Mirantis OpenStack

nova-* services are marked as down after MySQL / RabbitMQ failures

Bug #1516993 reported by Artem Panchenko on 2015-11-17

This bug affects 3 people

	Status	Importance	Assigned to	Milestone
Mirantis OpenStack	Fix Released	Critical	Roman Podoliaka	Mirantis OpenStack 8.0
7.0.x	Invalid	Critical	Roman Podoliaka	Mirantis OpenStack 7.0-updates
8.0.x	Fix Released	Critical	Roman Podoliaka	Mirantis OpenStack 8.0

Bug Description

Upstream bugs:
https://bugs.launchpad.net/nova/+bug/1505471 https://bugs.launchpad.net/nova/+bug/1517926

==========================================================

Fuel version info (8.0 build #169): http://paste.openstack.org/show/479097/

Nova compute service (1 of 2 instances in the cloud) was marked as down after MySQL termination on controllers (one by one):

Check that required services are running failure

fuel_health.tests.sanity.test_sanity_infrastructure: DEBUG: Traceback (most recent call last):
  File "/usr/lib/python2.6/site-packages/fuel_health/tests/sanity/test_sanity_infrastructure.py", line 75, in test_001_services_state
    u'XXX' not in output, 'Step 2 failed: Some nova services '
  File "/usr/lib/python2.6/site-packages/fuel_health/common/test_mixins.py", line 164, in verify_response_true
    self.fail(message.format(failed_step_msg, msg))
  File "/usr/lib/python2.6/site-packages/unittest2/case.py", line 415, in fail
    raise self.failureException(msg)
AssertionError: Step 2 failed: Some nova services have not been started.. Please refer to OpenStack logs for more details.
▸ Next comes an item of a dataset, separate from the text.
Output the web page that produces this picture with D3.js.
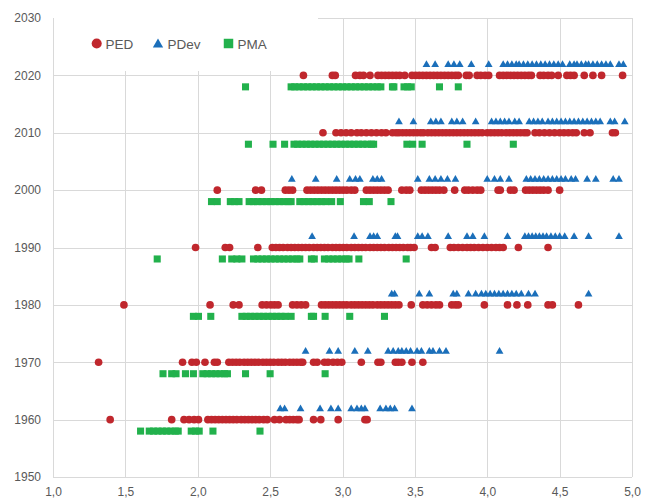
<!DOCTYPE html>
<html>
<head>
<meta charset="utf-8">
<script src="https://cdn.jsdelivr.net/npm/d3@7"></script>
<style>
  html, body { margin: 0; padding: 0; background: #fff; }
  svg { display: block; }
  text { font-family: "Liberation Sans", Arial, sans-serif; }
</style>
</head>
<body>
<svg id="chart" width="656" height="502"></svg>
<script>
// Axis ticks
const xTicks = [1.0, 1.5, 2.0, 2.5, 3.0, 3.5, 4.0, 4.5, 5.0];
const yTicks = [1950, 1960, 1970, 1980, 1990, 2000, 2010, 2020, 2030];

// Series names
const seriesNames = ["PED", "PDev", "PMA"];

// PED observations: one row per decade, x values along the row
const ped = [
  { y: 1960, x: [1.395, 1.82, 1.905, 1.94, 1.975, 2.005, 2.07, 2.095, 2.12, 2.145, 2.17, 2.195, 2.22, 2.245, 2.27, 2.3, 2.325, 2.35, 2.375, 2.4, 2.425, 2.455, 2.48, 2.53, 2.565, 2.61, 2.635, 2.66, 2.685, 2.70, 2.80, 2.85, 2.97, 3.155, 3.17] },
  { y: 1970, x: [1.315, 1.895, 1.96, 1.99, 2.05, 2.115, 2.135, 2.215, 2.24, 2.265, 2.29, 2.32, 2.345, 2.37, 2.395, 2.42, 2.45, 2.475, 2.50, 2.525, 2.555, 2.58, 2.605, 2.635, 2.66, 2.685, 2.71, 2.725, 2.80, 2.825, 2.875, 2.90, 2.935, 2.965, 2.995, 3.13, 3.245, 3.265, 3.365, 3.385, 3.41, 3.48, 3.555] },
  { y: 1980, x: [1.49, 2.085, 2.245, 2.285, 2.445, 2.475, 2.505, 2.53, 2.555, 2.655, 2.685, 2.715, 2.745, 2.855, 2.88, 2.905, 2.93, 2.955, 2.98, 3.005, 3.03, 3.06, 3.085, 3.11, 3.135, 3.16, 3.185, 3.21, 3.24, 3.265, 3.29, 3.315, 3.34, 3.365, 3.39, 3.475, 3.555, 3.585, 3.615, 3.645, 3.67, 3.755, 3.78, 3.80, 3.98, 4.14, 4.205, 4.28, 4.42, 4.45, 4.63] },
  { y: 1990, x: [1.985, 2.19, 2.22, 2.415, 2.515, 2.54, 2.565, 2.59, 2.62, 2.645, 2.67, 2.695, 2.72, 2.745, 2.77, 2.80, 2.825, 2.85, 2.875, 2.90, 2.93, 2.955, 2.98, 3.005, 3.03, 3.06, 3.085, 3.11, 3.135, 3.16, 3.19, 3.215, 3.24, 3.265, 3.29, 3.32, 3.345, 3.37, 3.395, 3.42, 3.45, 3.47, 3.495, 3.615, 3.64, 3.745, 3.77, 3.80, 3.83, 3.86, 3.885, 3.91, 3.94, 3.97, 4.00, 4.03, 4.06, 4.085, 4.11, 4.215, 4.42] },
  { y: 2000, x: [2.135, 2.40, 2.44, 2.605, 2.63, 2.655, 2.755, 2.78, 2.805, 2.83, 2.855, 2.88, 2.905, 2.93, 2.955, 2.98, 3.005, 3.03, 3.06, 3.085, 3.165, 3.19, 3.215, 3.24, 3.265, 3.29, 3.315, 3.41, 3.44, 3.465, 3.545, 3.57, 3.595, 3.62, 3.645, 3.67, 3.70, 3.775, 3.845, 3.87, 3.90, 3.93, 3.955, 4.075, 4.09, 4.16, 4.185, 4.265, 4.29, 4.315, 4.34, 4.365, 4.39, 4.42, 4.50] },
  { y: 2010, x: [2.865, 2.955, 2.99, 3.025, 3.06, 3.10, 3.13, 3.165, 3.20, 3.235, 3.27, 3.30, 3.345, 3.37, 3.39, 3.415, 3.44, 3.465, 3.49, 3.515, 3.54, 3.56, 3.59, 3.615, 3.64, 3.665, 3.69, 3.715, 3.74, 3.765, 3.79, 3.815, 3.84, 3.865, 3.89, 3.915, 3.94, 3.965, 4.00, 4.025, 4.05, 4.075, 4.10, 4.13, 4.155, 4.18, 4.205, 4.23, 4.255, 4.275, 4.33, 4.36, 4.395, 4.43, 4.465, 4.50, 4.53, 4.56, 4.59, 4.615, 4.67, 4.71, 4.865, 4.885] },
  { y: 2020, x: [2.73, 2.93, 2.95, 3.09, 3.12, 3.145, 3.19, 3.245, 3.27, 3.295, 3.32, 3.345, 3.37, 3.395, 3.43, 3.48, 3.505, 3.53, 3.555, 3.58, 3.605, 3.63, 3.655, 3.68, 3.705, 3.73, 3.755, 3.78, 3.80, 3.855, 3.875, 3.93, 3.955, 3.985, 4.01, 4.085, 4.11, 4.135, 4.16, 4.185, 4.21, 4.235, 4.26, 4.285, 4.305, 4.365, 4.39, 4.42, 4.445, 4.49, 4.55, 4.575, 4.60, 4.67, 4.73, 4.79, 4.935] }
];

// PDev observations, plotted two years above each decade
const pdev = [
  { y: 1962, x: [2.57, 2.60, 2.71, 2.845, 2.92, 2.97, 3.06, 3.10, 3.13, 3.155, 3.26, 3.30, 3.33, 3.36, 3.48] },
  { y: 1972, x: [2.745, 2.91, 2.97, 3.085, 3.175, 3.315, 3.35, 3.385, 3.41, 3.44, 3.47, 3.515, 3.545, 3.60, 3.625, 3.67, 3.715, 4.085] },
  { y: 1982, x: [3.34, 3.36, 3.53, 3.60, 3.765, 3.79, 3.87, 3.92, 3.96, 3.99, 4.02, 4.05, 4.08, 4.11, 4.14, 4.17, 4.20, 4.235, 4.285, 4.33, 4.70] },
  { y: 1992, x: [2.79, 3.08, 3.19, 3.215, 3.24, 3.365, 3.38, 3.52, 3.55, 3.59, 3.73, 3.86, 3.90, 3.98, 4.14, 4.26, 4.285, 4.31, 4.335, 4.36, 4.385, 4.41, 4.44, 4.47, 4.50, 4.535, 4.60, 4.70, 4.91] },
  { y: 2002, x: [2.65, 2.815, 2.96, 3.05, 3.09, 3.12, 3.21, 3.24, 3.27, 3.52, 3.60, 3.64, 3.68, 3.725, 3.78, 4.00, 4.05, 4.09, 4.15, 4.27, 4.30, 4.33, 4.36, 4.39, 4.42, 4.45, 4.48, 4.51, 4.54, 4.58, 4.61, 4.69, 4.75, 4.87, 4.91] },
  { y: 2012, x: [3.39, 3.49, 3.61, 3.645, 3.68, 3.755, 3.79, 3.83, 3.92, 4.03, 4.06, 4.09, 4.12, 4.15, 4.19, 4.22, 4.29, 4.32, 4.35, 4.38, 4.42, 4.45, 4.48, 4.51, 4.54, 4.57, 4.60, 4.63, 4.66, 4.69, 4.72, 4.75, 4.78, 4.85, 4.88, 4.95] },
  { y: 2022, x: [3.58, 3.64, 3.73, 3.77, 3.81, 3.89, 4.01, 4.11, 4.14, 4.17, 4.20, 4.22, 4.25, 4.28, 4.31, 4.34, 4.37, 4.40, 4.43, 4.46, 4.49, 4.52, 4.57, 4.60, 4.62, 4.65, 4.68, 4.70, 4.73, 4.76, 4.79, 4.82, 4.85, 4.91, 4.94] }
];

// PMA observations, plotted two years below each decade
const pma = [
  { y: 1958, x: [1.605, 1.665, 1.695, 1.725, 1.755, 1.785, 1.815, 1.845, 1.865, 1.955, 1.985, 2.01, 2.105, 2.43] },
  { y: 1968, x: [1.76, 1.82, 1.85, 1.915, 1.97, 2.035, 2.065, 2.095, 2.125, 2.155, 2.185, 2.205, 2.33, 2.50, 2.88] },
  { y: 1978, x: [1.97, 2.005, 2.09, 2.305, 2.335, 2.365, 2.395, 2.425, 2.455, 2.485, 2.515, 2.545, 2.575, 2.605, 2.645, 2.785, 2.80, 2.88, 3.05, 3.29] },
  { y: 1988, x: [1.72, 2.17, 2.235, 2.27, 2.305, 2.385, 2.415, 2.445, 2.475, 2.505, 2.535, 2.565, 2.595, 2.625, 2.655, 2.685, 2.705, 2.785, 2.805, 2.875, 2.905, 2.935, 2.965, 2.995, 3.025, 3.045, 3.113, 3.44] },
  { y: 1998, x: [2.095, 2.135, 2.225, 2.255, 2.285, 2.355, 2.385, 2.415, 2.445, 2.475, 2.505, 2.535, 2.565, 2.595, 2.625, 2.645, 2.705, 2.735, 2.765, 2.795, 2.825, 2.855, 2.885, 2.925, 2.985, 3.145, 3.185, 3.335] },
  { y: 2008, x: [2.35, 2.52, 2.60, 2.665, 2.69, 2.72, 2.75, 2.78, 2.81, 2.84, 2.87, 2.90, 2.93, 2.96, 2.99, 3.02, 3.05, 3.08, 3.11, 3.14, 3.17, 3.20, 3.215, 3.445, 3.485, 3.55, 3.86, 4.18] },
  { y: 2018, x: [2.33, 2.645, 2.67, 2.70, 2.73, 2.76, 2.79, 2.82, 2.85, 2.88, 2.91, 2.94, 2.97, 3.00, 3.03, 3.06, 3.09, 3.12, 3.15, 3.18, 3.21, 3.24, 3.265, 3.345, 3.355, 3.425, 3.45, 3.475, 3.67, 3.80] }
];

const colors = { PED: "#c0272d", PDev: "#1b6fba", PMA: "#22b14c" };

const svg = d3.select("#chart");
const W = 656, H = 502;
const plot = { left: 53, right: 632, top: 18, bottom: 477 };

svg.append("rect").attr("width", W).attr("height", H).attr("fill", "#fff");

const x = d3.scaleLinear().domain([1, 5]).range([plot.left, plot.right]);
const y = d3.scaleLinear().domain([1950, 2030]).range([plot.bottom, plot.top]);

const commaFmt = d3.formatLocale({ decimal: ",", thousands: ".", grouping: [3], currency: ["", ""] }).format(".1f");

// Horizontal gridlines with year labels
const yAxis = svg.append("g")
  .attr("transform", `translate(${plot.left},0)`)
  .call(d3.axisLeft(y).tickValues(yTicks).tickFormat(d3.format("d"))
    .tickSize(-(plot.right - plot.left)).tickPadding(12));

// Vertical gridlines with value labels
const xAxis = svg.append("g")
  .attr("transform", `translate(0,${plot.bottom})`)
  .call(d3.axisBottom(x).tickValues(xTicks).tickFormat(commaFmt)
    .tickSize(-(plot.bottom - plot.top)).tickPadding(10));

[xAxis, yAxis].forEach(g => {
  g.select(".domain").remove();
  g.selectAll(".tick line").attr("stroke", "#d9d9d9").attr("stroke-width", 1).attr("shape-rendering", "crispEdges");
  g.selectAll(".tick text").attr("fill", "#595959").style("font-size", "12px")
    .style("font-family", "'Liberation Sans', Arial, sans-serif");
});

// Legend panel sits over the top-left of the grid
const legend = svg.append("g");
legend.append("rect")
  .attr("x", plot.left + 1).attr("y", 6)
  .attr("width", 318 - plot.left - 1).attr("height", 65)
  .attr("fill", "#fff");

const symbols = {
  PED: d3.symbolCircle,
  PDev: d3.symbolTriangle,
  PMA: d3.symbolSquare
};
const markSize = { PED: 46, PDev: 26, PMA: 50 };
const legendSize = { PED: 80, PDev: 46, PMA: 90 };

const legendItems = [
  { name: seriesNames[0], mx: 96.7, tx: 105.5 },
  { name: seriesNames[1], mx: 158, tx: 167.5 },
  { name: seriesNames[2], mx: 228.5, tx: 237.5 }
];
legendItems.forEach(it => {
  legend.append("path")
    .attr("d", d3.symbol().type(symbols[it.name]).size(legendSize[it.name])())
    .attr("transform", `translate(${it.mx},${it.name === "PDev" ? 44.5 : 43.5})`)
    .attr("fill", colors[it.name]);
  legend.append("text")
    .attr("x", it.tx).attr("y", 48.5)
    .attr("fill", "#595959")
    .style("font-size", "13.5px")
    .text(it.name);
});

// Scatter marks for each series
function drawSeries(rows, name) {
  const pts = rows.flatMap(r => r.x.map(v => ({ x: v, y: r.y })));
  const gen = d3.symbol().type(symbols[name]).size(markSize[name]);
  svg.append("g").attr("class", "series-" + name)
    .selectAll("path").data(pts).join("path")
    .attr("d", gen())
    .attr("transform", d => `translate(${x(d.x)},${y(d.y) + (name === "PDev" ? 0.8 : 0)})`)
    .attr("fill", colors[name]);
}
drawSeries(ped, "PED");
drawSeries(pdev, "PDev");
drawSeries(pma, "PMA");
</script>
</body>
</html>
Binary Host Zone Status State Updated_At
nova-cert node-2.test.domain.local internal enabled :-) 2015-11-17 06:32:31
nova-consoleauth node-2.test.domain.local internal enabled :-) 2015-11-17 06:32:31
nova-scheduler node-2.test.domain.local internal enabled :-) 2015-11-17 06:32:32
nova-conductor node-2.test.domain.local internal enabled :-) 2015-11-17 06:32:31
nova-cert node-3.test.domain.local internal enabled :-) 2015-11-17 06:31:38
nova-consoleauth node-3.test.domain.local internal enabled :-) 2015-11-17 06:31:38
nova-scheduler node-3.test.domain.local internal enabled :-) 2015-11-17 06:31:38
nova-conductor node-3.test.domain.local internal enabled :-) 2015-11-17 06:31:38
nova-cert node-4.test.domain.local internal enabled :-) 2015-11-17 06:32:24
nova-consoleauth node-4.test.domain.local internal enabled :-) 2015-11-17 06:32:24
nova-scheduler node-4.test.domain.local internal enabled :-) 2015-11-17 06:32:25
nova-conductor node-4.test.domain.local internal enabled :-) 2015-11-17 06:32:24
nova-compute node-1.test.domain.local nova enabled :-) 2015-11-17 06:32:08
nova-compute node-5.test.domain.local nova enabled XXX 2015-11-17 06:28:16

Steps to reproduce:

            1. Terminate mysql on controller nodes
            2. Wait while it is being restarted
            3. Verify it is restarted
            4. Go to another controller (kill mysql daemon, wait until it's recovered by pacemaker, go to the next controller, kill mysql daemon ...)
            5. Run OSTF

Expected result: all health checks passed
Actual: test 'Check that required services are running' failed

Here is a part of nova-compute log on node-5:

2015-11-17 06:29:18.560 8431 ERROR oslo.service.loopingcall RemoteError: Remote error: DBConnectionError (_mysql_exceptions.OperationalError) (2013, "Lost connection to MySQL
unication packet', system error: 0") [SQL: u'SELECT 1']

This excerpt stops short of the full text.